Data records
[START]
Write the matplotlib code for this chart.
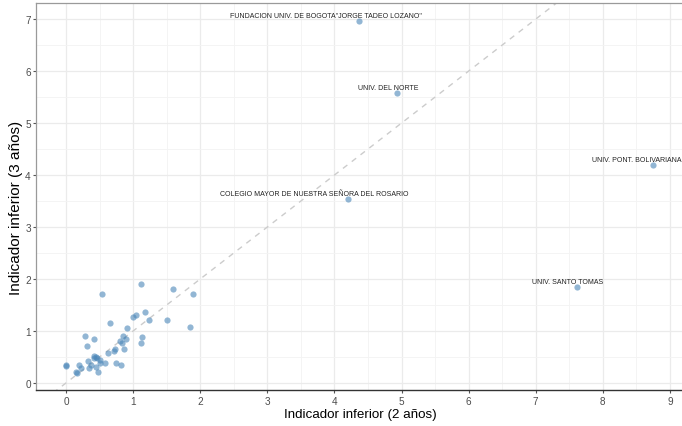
"""Scatter of indicador inferior, 2 vs 3 years
"""

import numpy as np
import matplotlib.pyplot as plt
from matplotlib.ticker import MultipleLocator

# data: unlabelled institutions
x_vals = [0.0, 0.0, 0.16, 0.15, 0.20, 0.23, 0.28, 0.32, 0.33, 0.34, 0.37,
          0.41, 0.42, 0.42, 0.44, 0.46, 0.47, 0.50, 0.51, 0.53, 0.58, 0.63,
          0.65, 0.71, 0.73, 0.75, 0.80, 0.83, 0.82, 0.85, 0.87, 0.90, 0.91,
          1.00, 1.04, 1.12, 1.12, 1.14, 1.17, 1.23, 1.50, 1.60, 1.85, 1.89,
          0.45]
y_vals = [0.32, 0.34, 0.19, 0.21, 0.35, 0.29, 0.90, 0.72, 0.42, 0.28, 0.35,
          0.52, 0.48, 0.85, 0.31, 0.48, 0.22, 0.39, 0.45, 1.72, 0.39, 0.57,
          1.16, 0.61, 0.65, 0.39, 0.81, 0.77, 0.34, 0.90, 0.66, 0.85, 1.05,
          1.27, 1.31, 1.90, 0.76, 0.89, 1.37, 1.21, 1.21, 1.80, 1.08, 1.72,
          0.50]

# labelled institutions
lab_names = ['FUNDACION UNIV. DE BOGOTA"JORGE TADEO LOZANO"',
             'UNIV. DEL NORTE',
             'UNIV. PONT. BOLIVARIANA',
             'COLEGIO MAYOR DE NUESTRA SEÑORA DEL ROSARIO',
             'UNIV. SANTO TOMAS']
lab_x = [4.37, 4.93, 8.75, 4.20, 7.62]
lab_y = [6.96, 5.58, 4.19, 3.54, 1.85]
lab_dx = [-24, -6, -11.5, -24, -7]   # label offsets (points)

point_col = '#4a86b8'
font = 'Liberation Sans'

fig = plt.figure(figsize=(6.82, 4.27), dpi=100)
ax = fig.add_axes([36/682, 1 - 391/427, 648/682, 387/427])

ax.set_xlim(-0.447, 9.21)
ax.set_ylim(-0.135, 7.31)

# grid
ax.xaxis.set_major_locator(MultipleLocator(1))
ax.yaxis.set_major_locator(MultipleLocator(1))
ax.xaxis.set_minor_locator(MultipleLocator(0.5))
ax.yaxis.set_minor_locator(MultipleLocator(0.5))
ax.grid(which='major', color='#ebebeb', lw=0.9)
ax.grid(which='minor', color='#f3f3f3', lw=0.6)
ax.set_axisbelow(True)

# reference line y = x
ref = np.array([-1, 10])
ax.plot(ref, ref, ls=(0, (4, 4)), color='#cccccc', lw=1.0, zorder=1)

all_x = x_vals + lab_x
all_y = y_vals + lab_y
ax.scatter(all_x, all_y, s=20, color=point_col, alpha=0.6, lw=0, zorder=3)

for name, px, py, dx in zip(lab_names, lab_x, lab_y, lab_dx):
    ax.annotate(name, (px, py), xytext=(dx, 3.8), textcoords='offset points',
                ha='center', va='center', fontsize=5.0, color='#222222',
                family=font)

# spines
for s in ['top', 'left']:
    ax.spines[s].set_color('#9a9a9a')
    ax.spines[s].set_linewidth(0.9)
ax.spines['right'].set_visible(False)
ax.spines['bottom'].set_color('#333333')
ax.spines['bottom'].set_linewidth(1.0)

ax.tick_params(which='major', length=2.5, width=0.8, color='#555555',
               labelsize=7.2, labelcolor='#4d4d4d')
ax.tick_params(axis='y', pad=1.2)
ax.tick_params(axis='x', pad=1.5)
ax.tick_params(which='minor', length=0)
for lbl in ax.get_xticklabels() + ax.get_yticklabels():
    lbl.set_family(font)

ax.set_xlabel('Indicador inferior (2 años)', fontsize=9.6, family=font,
              labelpad=1.5)
ax.set_ylabel('Indicador inferior (3 años)', fontsize=11, family=font,
              labelpad=1.5)
ax.yaxis.label.set_y((391 - 208) / 387)

fig.savefig('out.png', dpi=100)
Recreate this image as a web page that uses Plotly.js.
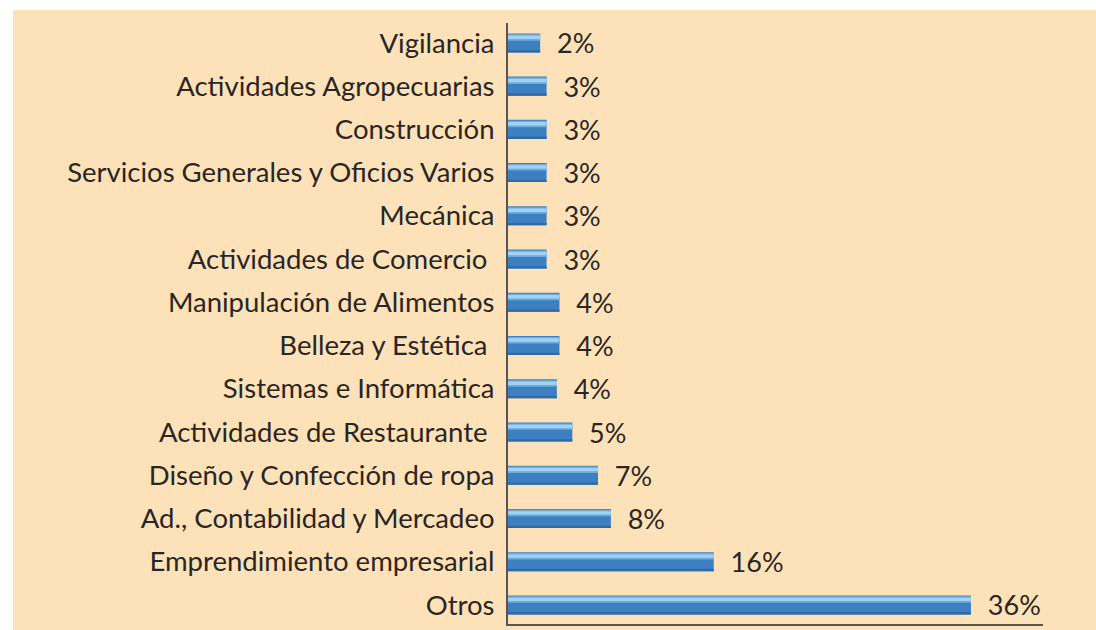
<!DOCTYPE html>
<html>
<head>
<meta charset="utf-8">
<script src="https://cdn.plot.ly/plotly-3.0.1.min.js"></script>
<style>
  html, body { margin: 0; padding: 0; background: #ffffff; }
  #chart { position: absolute; left: 13px; top: 10px; width: 1083px; height: 620px; }
</style>
</head>
<body>
<div id="chart"></div>
<script>
// Categories, top to bottom as in the reference
const categories = [
  "Vigilancia",
  "Actividades Agropecuarias",
  "Construcción",
  "Servicios Generales y Oficios Varios",
  "Mecánica",
  "Actividades de Comercio ",
  "Manipulación de Alimentos",
  "Belleza y Estética ",
  "Sistemas e Informática",
  "Actividades de Restaurante ",
  "Diseño y Confección de ropa",
  "Ad., Contabilidad y Mercadeo",
  "Emprendimiento empresarial",
  "Otros"
];
// Bar lengths (percent)
const values = [2.5, 3, 3, 3, 3, 3, 4, 4, 3.8, 5, 7, 8, 16, 36];
// Printed value labels
const valueLabels = ["2%", "3%", "3%", "3%", "3%", "3%", "4%", "4%", "4%", "5%", "7%", "8%", "16%", "36%"];

const FONT = "Lato, 'Open Sans', 'DejaVu Sans', sans-serif";
const TEXT = "#2a2623";

function layer(color, offset, width, withText) {
  const t = {
    type: "bar",
    orientation: "h",
    y: categories,
    x: values,
    offset: offset,
    width: width,
    marker: { color: color, line: { width: 0 } },
    hoverinfo: "skip",
    showlegend: false
  };
  if (withText) {
    t.text = valueLabels;
    t.texttemplate = "  %{text}";
    t.textposition = "outside";
    t.constraintext = "none";
    t.cliponaxis = false;
    t.outsidetextfont = { family: FONT, size: 27, color: TEXT };
    t.hoverinfo = "x+y";
  }
  return t;
}

const data = [
  layer("#3d80c2", -0.22, 0.44, true),   // body
  layer("#6eaade", -0.20, 0.15, false),  // upper light band
  layer("#a2d2f2", -0.17, 0.08, false),  // highlight
  layer("#2f6aa7", 0.165, 0.055, false)  // lower dark edge
];

const layout = {
  width: 1083,
  height: 620,
  paper_bgcolor: "#fde2b9",
  plot_bgcolor: "#fde2b9",
  barmode: "overlay",
  margin: { l: 495, r: 53, t: 13, b: 6 },
  font: { family: FONT, color: TEXT },
  xaxis: {
    range: [0, 41.6],
    showgrid: false,
    zeroline: false,
    showticklabels: false,
    ticks: "",
    showline: true,
    linecolor: "#5b5450",
    linewidth: 2
  },
  yaxis: {
    type: "category",
    categoryorder: "array",
    categoryarray: categories,
    range: [13.44, -0.46],
    showgrid: false,
    zeroline: false,
    ticks: "",
    ticklabelstandoff: 6,
    showline: true,
    linecolor: "#5b5450",
    linewidth: 2,
    tickfont: { family: FONT, size: 27.5, color: TEXT }
  }
};

Plotly.newPlot("chart", data, layout, { displayModeBar: false, staticPlot: true });
</script>
</body>
</html>
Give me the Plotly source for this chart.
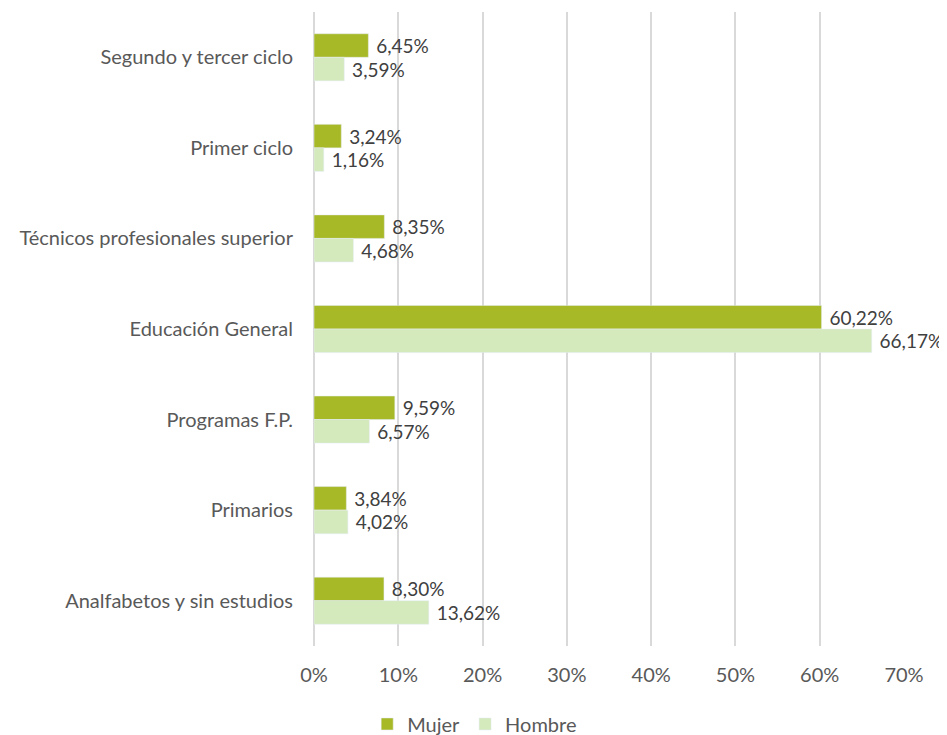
import plotly.graph_objects as go

categories = ["Segundo y tercer ciclo", "Primer ciclo", "Técnicos profesionales superior",
              "Educación General", "Programas F.P.", "Primarios", "Analfabetos y sin estudios"]
mujer = [6.45, 3.24, 8.35, 60.22, 9.59, 3.84, 8.30]
hombre = [3.59, 1.16, 4.68, 66.17, 6.57, 4.02, 13.62]
x_ticks = [0, 10, 20, 30, 40, 50, 60, 70]

def fmt(v):
    return "\u00a0" + f"{v:.2f}".replace(".", ",") + "%"

FONT = "Lato"
TXT = "#595959"
FS = 20
LFS = 19

fig = go.Figure()
fig.add_trace(go.Bar(
    y=categories, x=mujer, orientation="h", name="Mujer",
    marker=dict(color="#a8b927"),
    text=[fmt(v) for v in mujer], textposition="outside",
    textfont=dict(size=LFS, color="#404040", family=FONT), cliponaxis=False,
))
fig.add_trace(go.Bar(
    y=categories, x=hombre, orientation="h", name="Hombre",
    marker=dict(color="#d4e9bc"),
    text=[fmt(v) for v in hombre], textposition="outside",
    textfont=dict(size=LFS, color="#404040", family=FONT), cliponaxis=False,
))

fig.update_layout(
    width=939, height=727,
    barmode="group", bargap=0.48, bargroupgap=0,
    plot_bgcolor="white", paper_bgcolor="white",
    margin=dict(l=306, r=43, t=4, b=89, autoexpand=False),
    font=dict(family=FONT, size=FS, color=TXT),
    xaxis=dict(range=[0, 70], tickvals=x_ticks, ticktext=[f"{v}%" for v in x_ticks],
               showgrid=True, gridcolor="#d9d9d9", gridwidth=1.5, zeroline=True,
               zerolinecolor="#d9d9d9", zerolinewidth=1.5, showline=False,
               automargin=False,
               ticklabelstandoff=15, tickfont=dict(size=FS, color=TXT)),
    yaxis=dict(autorange="reversed", showgrid=False, showline=False,
               automargin=False,
               ticklabelstandoff=20, tickfont=dict(size=FS, color=TXT)),
    legend=dict(orientation="h", xref="container", x=0.497, xanchor="center",
                yref="paper", y=-0.123, yanchor="middle", itemwidth=30,
                font=dict(size=FS, color=TXT), traceorder="normal"),
)

fig.write_html("out.html")
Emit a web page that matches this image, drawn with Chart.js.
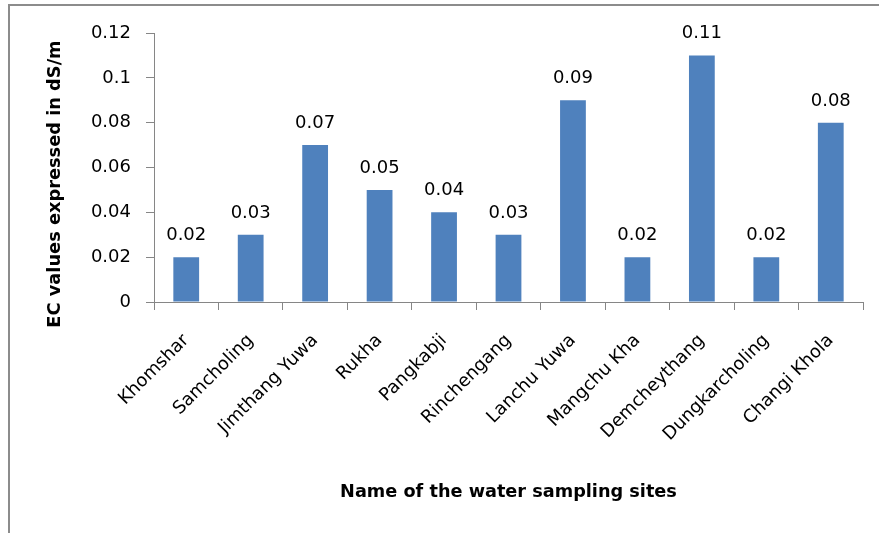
<!DOCTYPE html>
<html><head><meta charset="utf-8">
<script src="https://cdn.jsdelivr.net/npm/chart.js@4.4.1/dist/chart.umd.min.js"></script>
<style>html,body{margin:0;padding:0;background:#fff}canvas{display:block}</style>
</head><body>
<canvas id="c" width="879" height="533"></canvas>
<script>
const categories = ["Khomshar","Samcholing","Jimthang Yuwa","Rukha","Pangkabji","Rinchengang","Lanchu Yuwa","Mangchu Kha","Demcheythang","Dungkarcholing","Changi Khola"];
const ecValues = [0.02,0.03,0.07,0.05,0.04,0.03,0.09,0.02,0.11,0.02,0.08];
const yTicks = [0,0.02,0.04,0.06,0.08,0.1,0.12];
const xTitle = "Name of the water sampling sites";
const yTitle = "EC values expressed in dS/m";

const FONT = "'DejaVu Sans', sans-serif";
const AXIS_COLOR = "#868686";

const framePlugin = {
  id: 'frame',
  beforeDraw(chart) {
    const ctx = chart.ctx;
    ctx.save();
    ctx.fillStyle = '#fff';
    ctx.fillRect(0, 0, chart.width, chart.height);
    ctx.strokeStyle = '#8c8c8c';
    ctx.lineWidth = 2;
    ctx.beginPath();
    ctx.moveTo(9, chart.height);
    ctx.lineTo(9, 5);
    ctx.lineTo(chart.width, 5);
    ctx.stroke();
    ctx.restore();
  }
};

const labelPlugin = {
  id: 'valueLabels',
  afterDatasetsDraw(chart) {
    const ctx = chart.ctx;
    const meta = chart.getDatasetMeta(0);
    ctx.save();
    ctx.font = "18px " + FONT;
    ctx.fillStyle = '#000';
    ctx.textAlign = 'center';
    ctx.textBaseline = 'alphabetic';
    meta.data.forEach((bar, i) => {
      ctx.fillText(String(ecValues[i]), bar.x, bar.y - 17);
    });
    // y axis title
    ctx.font = "bold 17.8px " + FONT;
    ctx.textBaseline = 'middle';
    ctx.translate(55, 184);
    ctx.rotate(-Math.PI / 2);
    ctx.fillText(yTitle, 0, 0);
    ctx.restore();
  }
};

new Chart(document.getElementById('c'), {
  type: 'bar',
  data: {
    labels: categories,
    datasets: [{
      data: ecValues,
      backgroundColor: '#4F81BD',
      borderWidth: 0,
      barPercentage: 0.4,
      categoryPercentage: 1.0
    }]
  },
  options: {
    responsive: false,
    devicePixelRatio: 1,
    animation: false,
    layout: { padding: { top: 33, right: 16, left: 0, bottom: 0 } },
    plugins: { legend: { display: false }, tooltip: { enabled: false }, title: { display: false } },
    scales: {
      x: {
        grid: { display: true, drawOnChartArea: false, drawTicks: true, tickLength: 8, color: AXIS_COLOR, offset: true },
        border: { display: true, color: AXIS_COLOR, width: 1 },
        ticks: { color: '#000', font: { family: FONT, size: 18 }, autoSkip: false, maxRotation: 45, minRotation: 45, padding: 20 },
        title: { display: true, text: xTitle, color: '#000', font: { family: FONT, size: 17.7, weight: 'bold' }, padding: { top: 0, bottom: 30 } },
        afterFit(scale) { scale.height = 231; }
      },
      y: {
        min: 0, max: 0.12,
        grid: { display: true, drawOnChartArea: false, drawTicks: true, tickLength: 8, color: AXIS_COLOR },
        border: { display: true, color: AXIS_COLOR, width: 1 },
        ticks: { color: '#000', font: { family: FONT, size: 18 }, padding: 15, callback: v => String(v) },
        afterBuildTicks(scale) { scale.ticks = yTicks.map(v => ({ value: v })); },
        title: { display: false },
        afterFit(scale) { scale.width = 154; }
      }
    }
  },
  plugins: [framePlugin, labelPlugin]
});
</script>
</body></html>
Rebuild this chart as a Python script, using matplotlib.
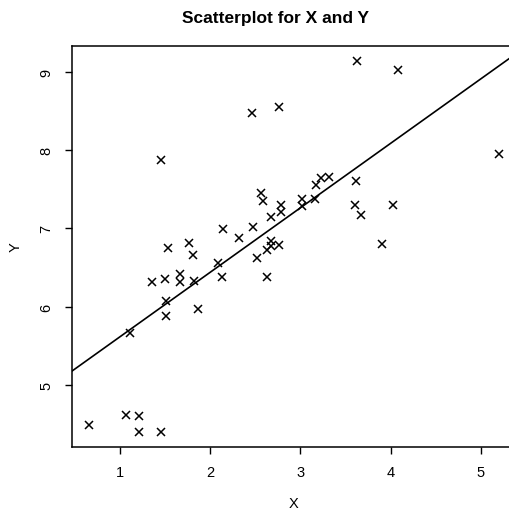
import matplotlib
matplotlib.use('Agg')
import matplotlib.pyplot as plt
import numpy as np

plt.rcParams['font.family'] = ['Liberation Sans', 'DejaVu Sans']

# data
x = [0.657, 1.066, 1.21, 1.21, 1.46, 1.114, 1.513, 1.513, 1.86, 1.354,
     1.50, 1.665, 1.668, 1.823, 1.808, 1.77, 1.535, 2.085, 2.126, 2.514,
     2.625, 2.625, 2.676, 2.76, 2.68, 2.32, 2.144, 2.48, 1.457, 2.465,
     2.768, 2.561, 2.587, 2.676, 2.786, 2.786, 3.628, 4.086, 5.208, 3.613,
     3.315, 3.23, 3.178, 3.023, 3.023, 3.163, 3.606, 3.676, 4.023, 3.905]
y = [4.49, 4.62, 4.61, 4.40, 4.40, 5.66, 5.88, 6.07, 5.97, 6.31,
     6.35, 6.42, 6.32, 6.33, 6.66, 6.81, 6.75, 6.56, 6.375, 6.62,
     6.375, 6.72, 6.77, 6.79, 6.84, 6.88, 6.99, 7.02, 7.87, 8.47,
     8.55, 7.45, 7.35, 7.14, 7.30, 7.21, 9.14, 9.02, 7.95, 7.60,
     7.66, 7.64, 7.55, 7.38, 7.29, 7.38, 7.30, 7.17, 7.30, 6.80]
xticks = [1, 2, 3, 4, 5]
yticks = [5, 6, 7, 8, 9]

fig = plt.figure(figsize=(5.1, 5.1), dpi=100)
ax = fig.add_axes([72/510, 1-447.5/510, 443/510, 400.8/510])

ax.plot(x, y, 'x', color='black', markersize=5.5, markeredgewidth=1.1)

# least squares line
b, a = np.polyfit(x, y, 1)
xl = np.array([0, 6])
ax.plot(xl, a + b*xl, color='black', linewidth=1.2)

ax.set_xlim(0.468, 5.38)
ax.set_ylim(4.215, 9.333)
ax.set_xticks(xticks)
ax.set_yticks(yticks)
ax.set_yticklabels([str(v) for v in yticks], rotation=90, va='center')
ax.tick_params(direction='out', length=5, width=1, labelsize=10.5, pad=8.5, color='black')
for s in ax.spines.values():
    s.set_linewidth(1.1)

ax.set_xlabel('X', fontsize=10.5, labelpad=12)
ax.set_ylabel('Y', fontsize=10.5, labelpad=12)
fig.text(0.5 + 21/510, 1-19/510, 'Scatterplot for X and Y', ha='center', va='center',
         fontsize=12.5, fontweight='bold')

fig.savefig('out.png', dpi=100)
[END]
» THE TASK: From the entries above, copy every line containing the word "image".

» SOLUTION FOR THIS PROBLEM:
Recreate this image as a web page that uses Plotly.js.
Emit a web page that matches this image, drawn with Chart.js.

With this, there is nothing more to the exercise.